In early 2001 I went to an exhibition of William Blake’s works at the Tate Gallery in London. This sprawling display explored the many and varied strands of Blake’s life: his paintings, commercial engravings, books he printed and colored, illustrated poems, and prose and letters describing his radical thinking and bohemian world.

I was familiar with Blake’s poems from studying them at college, and his art from a semester I spent studying in London, but I had never seen it all pulled together. I remember standing in the middle of one of the rooms, bewildered by the variety and intensity of his work, and thinking, “This guy was crazy, or on drugs, or both.” At the end of the exhibition, I went into the shop and bought a notebook with a Blake image on the cover, thinking, “This is the notebook I will use for my Blake novel some day.” Two and a half years later, I opened that notebook and began taking notes.

I spent a whole year reading about Blake and looking at his work before I began the novel itself. There is so much written about him it’s kind of ridiculous, and confusing. I think Blake is a bit of a mirror – hold him up to yourself and you will see reflected in him your own interests and preoccupations. Poetry, art, philosophy, theology, erotica, politics, socio-economics: it’s all there if you choose to look for it.

Blake’s work is not easy to cope with. Much of his poetry is long, personal, and obscure. His illustrations are dark and anxious. By the end of the year I didn’t understand him any better than I had at the start – though I did at least come to realize that he was neither crazy nor on drugs. I kept looking for that one work that would explain him to me, but after a while I realized I was going to have to write it myself.

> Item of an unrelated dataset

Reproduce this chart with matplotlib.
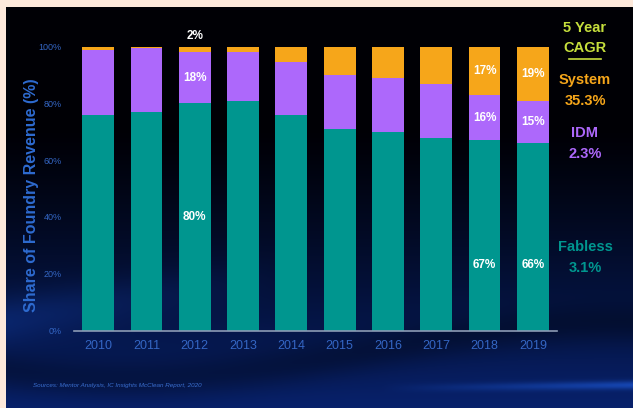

The works I kept coming back to were his two volumes, Songs of Innocence and of Experience – short, simple poems I had always loved and felt I sort of understood. I decided then that I would focus on Blake’s writing of Songs of Experience – to me the acquiring of experience contains more of a story than being in a state of innocence. The story of Adam and Eve is interesting because they tasted the apple, after all; otherwise there is no story.

Speaking of Adam and Eve, I also kept circling back to a story told about Blake and his wife Catherine. Supposedly their friend Thomas Butts visited them in Lambeth and found them sitting naked in their garden, reading Milton’s Paradise Lost to each other. Blake is meant to have said, “Oh, don’t mind us – it’s only Adam and Eve, you know!” Scholars dismiss the story as unlikely, but I love it, as it humanizes Blake. It also made me wonder what it was like to be his neighbor. So I put that together with Songs of Experience and came up with Burning Bright.